Young le ha letto la fascetta sulla zampa: faceva coppia con un’altra femmina, mentre lui aveva un’altra partner. Mentre il maschio era ancora immobile, lei ha sbatacchiato le zampe sul terreno, ha colto una corrente d’aria ascendente ed è scomparsa sull’oceano.
Il mattino successivo, Young ha notato che una femmina di una coppia femmina-femmina stava richiamando un maschio. Aveva la testa protesa in aria e sbatteva il becco animatamente; un vero adescamento.
Alla fine, l’albatro ha fatto alcuni passetti verso di lei, si è fermato, si è guardato attorno. Si è fermato di nuovo e ha infilato il becco tra le piume.
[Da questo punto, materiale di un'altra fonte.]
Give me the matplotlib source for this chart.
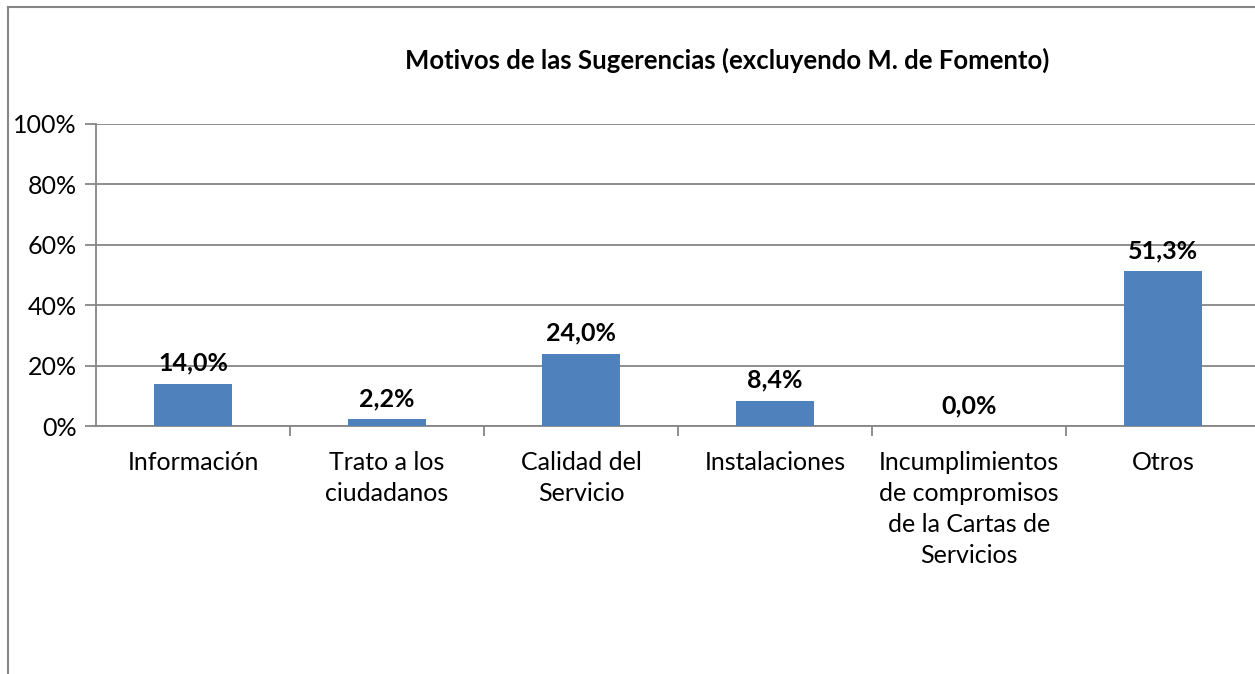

Poi si è voltato e se n’è andato. «La partner può essere orgogliosa del suo maschio», ha sorriso Young.
Oltre 6 mila chilometri più a ovest, in Nuova Zelanda, due albatri reali femmina stavano costruendo il nido. Nel corso dell’inverno, avrebbero costituito una delle rare coppie femmina-femmina viste lì, in grado di allevare un pulcino.
L’ente del turismo di Dunedin, località gay-friendly della Nuova Zelanda, ha indetto un concorso per dare un nome al piccolo delle «albatri lesbiche».
Per mesi, mentre le due covavano, ha diramato bollettini. Il pulcino è nato e l’ente l’ha battezzato Lola.
Tra i nomi più votati, c’erano Rainbow e Lady Gagabatross.